To understand why Whatsapp won where Wechat struggled one has to consider the history of the two products. Whatsapp is primarily a chat app, it helps you communicate with one another. Quickly. Wechat on the other hand was already a social network & chat system in China before coming to India. When Wechat launched in India, India already had a strong Facebook presence where we ‘added our friends’, we didn’t need another social network. And as Himanshu points out ‘’built for richer media interactions such as stickers, voice messages and video calling’ it’s product didn’t work on lower end devices in India.
On the other hand Whatsapp took a different route. They had a simple philosophy — make communication seamless for everyone. This meant their biggest design principle was simplicity. They didn’t add unnecessary features keeping the product simple to use for everyone. And more importantly since the founders of Whatsapp were tech guys — they focused on improving the tech infrastructure so that it worked on various network conditions & low memory devices. At a time when SMS charges were exhorbitant, Whatsapp with it’s free messaging was just what users in India wanted. Whatsapp spread like wildfire. If you want to read more about Whatsapp’s design philosophy, check this blog post by Charlie Deets — https://medium.com/facebook-design/one-year-designing-at-whatsapp-c20b4c46bae6
Also Whatsapp worked on all phones from the very beginning — Nokia, Windows, Android, iOS — all of them, thus making sure you could communicate with all of your friends regardless of the device they used. Quite simply, Whatsapp was the better messaging product & all Indians cared about was messaging. Not finding users to chat with nearby or chatting with random strangers using shake.

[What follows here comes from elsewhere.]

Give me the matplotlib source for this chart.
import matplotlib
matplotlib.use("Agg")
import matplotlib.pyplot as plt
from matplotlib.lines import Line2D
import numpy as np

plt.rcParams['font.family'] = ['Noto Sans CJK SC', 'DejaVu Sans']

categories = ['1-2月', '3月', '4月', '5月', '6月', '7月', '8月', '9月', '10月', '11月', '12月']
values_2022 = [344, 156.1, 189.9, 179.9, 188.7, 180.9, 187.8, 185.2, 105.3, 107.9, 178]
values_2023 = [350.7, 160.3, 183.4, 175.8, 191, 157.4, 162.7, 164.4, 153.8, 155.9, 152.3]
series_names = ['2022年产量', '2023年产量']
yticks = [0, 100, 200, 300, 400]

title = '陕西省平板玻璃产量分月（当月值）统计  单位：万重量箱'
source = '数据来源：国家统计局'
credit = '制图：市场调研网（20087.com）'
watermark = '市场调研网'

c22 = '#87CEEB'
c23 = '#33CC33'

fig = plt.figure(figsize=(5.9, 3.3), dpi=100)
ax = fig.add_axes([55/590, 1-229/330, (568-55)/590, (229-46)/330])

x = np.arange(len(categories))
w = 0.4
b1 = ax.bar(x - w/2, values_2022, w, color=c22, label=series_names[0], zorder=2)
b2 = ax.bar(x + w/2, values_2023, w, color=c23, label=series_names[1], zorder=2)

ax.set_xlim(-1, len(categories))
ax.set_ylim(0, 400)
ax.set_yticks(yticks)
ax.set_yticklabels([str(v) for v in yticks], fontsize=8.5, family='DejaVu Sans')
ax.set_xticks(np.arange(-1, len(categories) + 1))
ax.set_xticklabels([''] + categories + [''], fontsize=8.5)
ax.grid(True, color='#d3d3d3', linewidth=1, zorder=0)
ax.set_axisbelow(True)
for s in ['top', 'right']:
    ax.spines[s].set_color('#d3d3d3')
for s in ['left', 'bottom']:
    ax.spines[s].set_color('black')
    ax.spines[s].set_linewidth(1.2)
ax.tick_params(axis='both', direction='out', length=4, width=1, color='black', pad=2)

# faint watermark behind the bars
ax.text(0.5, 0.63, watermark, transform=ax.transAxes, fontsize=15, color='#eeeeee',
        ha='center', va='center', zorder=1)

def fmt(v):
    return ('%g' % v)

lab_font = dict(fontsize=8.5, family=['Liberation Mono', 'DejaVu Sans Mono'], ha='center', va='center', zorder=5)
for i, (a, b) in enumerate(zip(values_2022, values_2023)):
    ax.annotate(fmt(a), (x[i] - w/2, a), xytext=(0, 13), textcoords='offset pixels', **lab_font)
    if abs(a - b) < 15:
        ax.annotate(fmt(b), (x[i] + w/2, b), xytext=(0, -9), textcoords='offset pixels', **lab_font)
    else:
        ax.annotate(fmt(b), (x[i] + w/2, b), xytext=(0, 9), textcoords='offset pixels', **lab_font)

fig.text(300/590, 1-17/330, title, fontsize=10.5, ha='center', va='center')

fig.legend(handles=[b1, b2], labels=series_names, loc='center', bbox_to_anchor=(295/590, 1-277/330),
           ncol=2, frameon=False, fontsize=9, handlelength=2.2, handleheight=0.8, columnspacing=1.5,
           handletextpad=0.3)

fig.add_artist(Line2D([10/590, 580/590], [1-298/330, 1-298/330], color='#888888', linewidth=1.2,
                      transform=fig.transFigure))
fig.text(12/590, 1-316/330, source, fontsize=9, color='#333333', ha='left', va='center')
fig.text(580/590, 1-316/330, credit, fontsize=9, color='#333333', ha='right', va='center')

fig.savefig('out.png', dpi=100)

The other important player in the market decided to target younger users. Hike did a whole bunch of innovations to start with. Private chat mode, Indian stickers & ‘hide last seen’ — all directly attacked Whatsapp & were essential in getting a young user-base to shift to Hike. It’s referral program for free recharge helped it get more users in the short term. However in the end, the network effects of Whatsapp were just too powerful for Hike to survive & with the messaging application battle lost Hike increasing looked to evolve it’s app around the payments & social. Hike tried in vain with multiple TV advertising campaigns & another recharge program in a bid to boost falling usage but i suppose in the end it was too uphill a battle. In hindsight one can say Hike spread it’s bets too far & lost focus but had it worked we’ll just say they kept experimenting to win.

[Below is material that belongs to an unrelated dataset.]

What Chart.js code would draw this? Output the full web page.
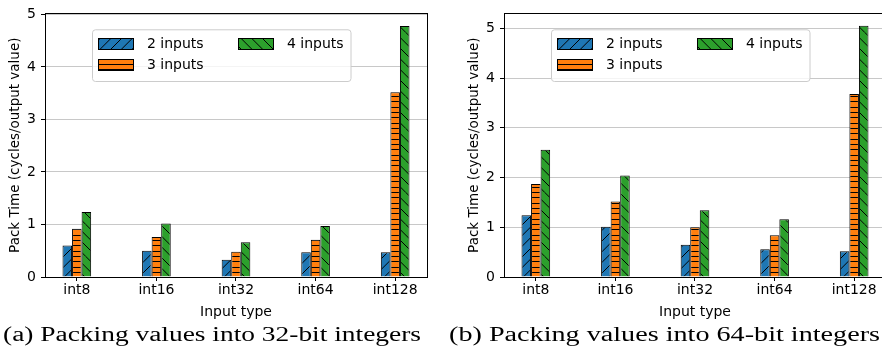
<!DOCTYPE html>
<html><head><meta charset="utf-8">
<script src="https://cdn.jsdelivr.net/npm/chart.js@4"></script>
<style>
html,body{margin:0;padding:0;background:#fff;overflow:hidden;width:882px;height:352px;}
#wrap{position:relative;width:882px;height:352px;overflow:hidden;background:#fff;}
canvas{position:absolute;top:0;}
.cap{position:absolute;top:322px;font-family:'Liberation Serif';font-size:20px;line-height:24px;white-space:nowrap;transform-origin:left top;color:#000;}
</style></head>
<body><div id="wrap">
<canvas id="c1" width="441" height="325" style="left:0px"></canvas>
<canvas id="c2" width="441" height="325" style="left:459px"></canvas>
<div class="cap" id="cap1" style="left:3px">(a) Packing values into 32-bit integers</div>
<div class="cap" id="cap2" style="left:449px">(b) Packing values into 64-bit integers</div>
</div>
<script>
// ---- data ----
const categories = ['int8', 'int16', 'int32', 'int64', 'int128'];
const seriesNames = ['2 inputs', '3 inputs', '4 inputs'];
const yTicks = [0, 1, 2, 3, 4, 5];
// (a) 32-bit
const a_2inputs = [0.60, 0.50, 0.33, 0.47, 0.47];
const a_3inputs = [0.92, 0.76, 0.48, 0.71, 3.52];
const a_4inputs = [1.24, 1.02, 0.66, 0.97, 4.78];
// (b) 64-bit
const b_2inputs = [1.24, 1.01, 0.65, 0.56, 0.52];
const b_3inputs = [1.87, 1.52, 1.00, 0.84, 3.68];
const b_4inputs = [2.56, 2.04, 1.34, 1.16, 5.05];
const xTitle = 'Input type';
const yTitle = 'Pack Time (cycles/output value)';

Chart.defaults.font.family = "'DejaVu Sans', sans-serif";
Chart.defaults.color = '#000';

function hatch(bg, kind) {
  const S = 32, c = document.createElement('canvas');
  c.width = S; c.height = S;
  const g = c.getContext('2d');
  g.fillStyle = bg; g.fillRect(0, 0, S, S);
  g.strokeStyle = '#000'; g.lineWidth = 1;
  g.beginPath();
  if (kind === 'h') {
    for (let k = 0; k < 6; k++) { const y = Math.round(k * S / 6) + 0.5; g.moveTo(0, y); g.lineTo(S, y); }
  } else {
    const d = S / 3;
    for (let k = -4; k <= 8; k++) {
      const c0 = k * d;
      if (kind === '/') { g.moveTo(c0, 0); g.lineTo(c0 - S, S); }
      else { g.moveTo(c0, 0); g.lineTo(c0 + S, S); }
    }
  }
  g.stroke();
  return g.createPattern(c, 'repeat');
}
const colors = ['#1f77b4', '#ff7f0e', '#2ca02c'];
const kinds = ['/', 'h', '\\'];

const framePlugin = {
  id: 'frame',
  afterDatasetsDraw(chart) {
    const { ctx, chartArea: a } = chart;
    ctx.save();
    ctx.strokeStyle = '#000'; ctx.lineWidth = 1;
    ctx.strokeRect(Math.round(a.left) + 0.5, Math.round(a.top) + 0.5,
                   Math.round(a.right - a.left), Math.round(a.bottom - a.top));
    ctx.restore();
  }
};

const legendPlugin = {
  id: 'hatchLegend',
  afterDraw(chart) {
    const { ctx, chartArea: a } = chart;
    const ds = chart.data.datasets;
    const Lx = a.left + 47, Ly = 29.3, W = 258.5, H = 51.7, r = 3;
    ctx.save();
    ctx.beginPath();
    ctx.roundRect(Lx + 0.5, Ly + 0.5, W, H, r);
    ctx.fillStyle = 'rgba(255,255,255,0.8)';
    ctx.fill();
    ctx.strokeStyle = '#cccccc'; ctx.lineWidth = 1;
    ctx.stroke();
    const pos = [[6, 8.4], [6, 30], [146, 8.4]];
    ctx.font = "14px 'DejaVu Sans'";
    ctx.textBaseline = 'middle'; ctx.textAlign = 'left';
    ds.forEach((d, i) => {
      const sx = Math.round(Lx + pos[i][0]) + 0.5, sy = Math.round(Ly + pos[i][1]) + 0.5;
      ctx.fillStyle = d.backgroundColor;
      ctx.fillRect(sx, sy, 35, 11);
      ctx.strokeStyle = '#000';
      ctx.strokeRect(sx, sy, 35, 11);
      ctx.fillStyle = '#000';
      ctx.fillText(d.label, sx + 48.4, sy + 6);
    });
    ctx.restore();
  }
};

function makeChart(id, s2, s3, s4, ymax) {
  const pats = colors.map((c, i) => hatch(c, kinds[i]));
  const series = [s2, s3, s4];
  return new Chart(document.getElementById(id), {
    type: 'bar',
    data: {
      datasets: series.map((vals, i) => ({
        label: seriesNames[i],
        data: vals.map((y, j) => ({ x: j, y: y })),
        backgroundColor: pats[i],
        borderColor: '#000',
        borderWidth: 1,
        categoryPercentage: 0.36,
        barPercentage: 1
      }))
    },
    options: {
      responsive: false, animation: false, devicePixelRatio: 1,
      layout: { padding: { top: 10.5, right: 14, left: 0, bottom: 0 } },
      plugins: { legend: { display: false }, tooltip: { enabled: false } },
      scales: {
        x: {
          type: 'linear', min: -0.4, max: 4.4, offset: false,
          afterBuildTicks: s => { s.ticks = categories.map((_, i) => ({ value: i })); },
          afterFit: s => { s.height = 48; },
          ticks: { callback: v => categories[v], color: '#000', font: { size: 14 }, padding: 1, maxRotation: 0, autoSkip: false },
          grid: { display: true, drawOnChartArea: false, drawTicks: true, tickLength: 4, tickColor: '#000', offset: false },
          border: { display: false },
          title: { display: true, text: xTitle, color: '#000', font: { size: 14 }, padding: { top: 0, bottom: 4 } }
        },
        y: {
          min: 0, max: ymax,
          afterBuildTicks: s => { s.ticks = yTicks.map(v => ({ value: v })); },
          afterFit: s => { s.width = 45; },
          ticks: { color: '#000', font: { size: 14 }, padding: 5, callback: v => String(v) },
          grid: { color: '#c8c8c8', lineWidth: 1, tickColor: '#000', tickLength: 4, drawTicks: true },
          border: { display: false },
          title: { display: true, text: yTitle, color: '#000', font: { size: 13.5 }, padding: { top: 7, bottom: 0 } }
        }
      }
    },
    plugins: [framePlugin, legendPlugin]
  });
}

makeChart('c1', a_2inputs, a_3inputs, a_4inputs, 5.02);
makeChart('c2', b_2inputs, b_3inputs, b_4inputs, 5.30);

function fitCap(id, target) {
  const el = document.getElementById(id);
  const w = el.getBoundingClientRect().width;
  el.style.transform = 'scaleX(' + (target / w) + ')';
}
fitCap('cap1', 418);
fitCap('cap2', 431);
</script>
</body></html>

Over time Whatsapp integrated more deeply into the users lives. We made groups to keep up with each other, we shared news & content with one another. We used Whatsapp to share photos. And to share location. And smaller businesses sent files using the app. Slowly work communication moved to Whatsapp since it was just faster & simpler than using email. Also since everyone was hooked onto Whatsapp, the replies were faster when you pinged here. So more people pinged on Whatsapp. People changed their DP to broadcast a new place they had been to or to just profess their love for selfies. Parents spied on their kids using ‘last seen’. And insecure couples fought over it. Then came the blue ticks & that took the whole game to a newer level.
As Himanshu points out quite accurately, since WeChat was fighting a competitive battle with China at the time, it was less keen to invest in product changes in India. This has been the case typically with large social companies whose revenue comes to a great extent from their home markets.
Facebook isn’t very keen to customize features for India nor is Snapchat keen to improve it’s tech for emerging markets.
Only recently with Jio have multiple players woken up to the India opportunity with Google building a special Next Billion Users team to build applications specifically for India.
In April 2014, Facebook started forcing users to download the messenger app to continue to chat with their friends. A master move as part of a broader unbundling effort, it led to a swift rise in the usage of messenger. A big reason for the move was Facebook recognizing that messaging was a much more sticky and frequent use-case than social networking.
Having said all this, in my opinion WeChat gave up too early. If we follow the timeline, Tencent had the financial might & engineering capability to make it big difference & there was always the possibility of Whatsapp losing it’s way in the middle like Uber. Consider the music streaming market — Gaana has persisted over the years with multiple TV campaigns & product iterations to emerge as the leading player right now.
A new brand of Chinese entrepreneurs
Utility apps like Shareit, CleanMaster & multiple photo editors have had success in international markets for a long time. But before Bytedance did it with Tik-Tok & Bigo went big in South East Asia, taking an app built in China & expanding it across the world wasn’t something one imagined possible especially in content & social media space. Zhang Yiming’s success will inspire a newer age of Chinese entrepreneurs to dream big & explore international markets. It’s already happening with 44 of top 100 apps on the Indian playstore in 2018 being Chinese.
So what’s changed from 2012 to now? The Chinese have gotten better at understanding the Indian market & executing on their plans. Tik-tok has tied up with Avneet Kaur, Jannat Zubair(plays Pankti in Tu Aashiqui Hai)- young faces of Indian television it’s audience identifies with to promote their product & people who have a higher engagement with their users than a Katrina Kaif/Parineeti Chopra. Vigo-video has video content partnerships with Elvish Yadav & MakejokeOf — both immensely popular channels from Haryana & Kanpur respectively. They’ve opened up offices in India to engage with creators & support them. When they merged Musically with Tik-tok, they got all creators to publish a video explaining the new brand to quell the expected backlash. In short, they’re just executing better.
WeChat lost because it only committed partly to winning the Indian market but the newer age of Chinese entrepreneurs are in it to win it.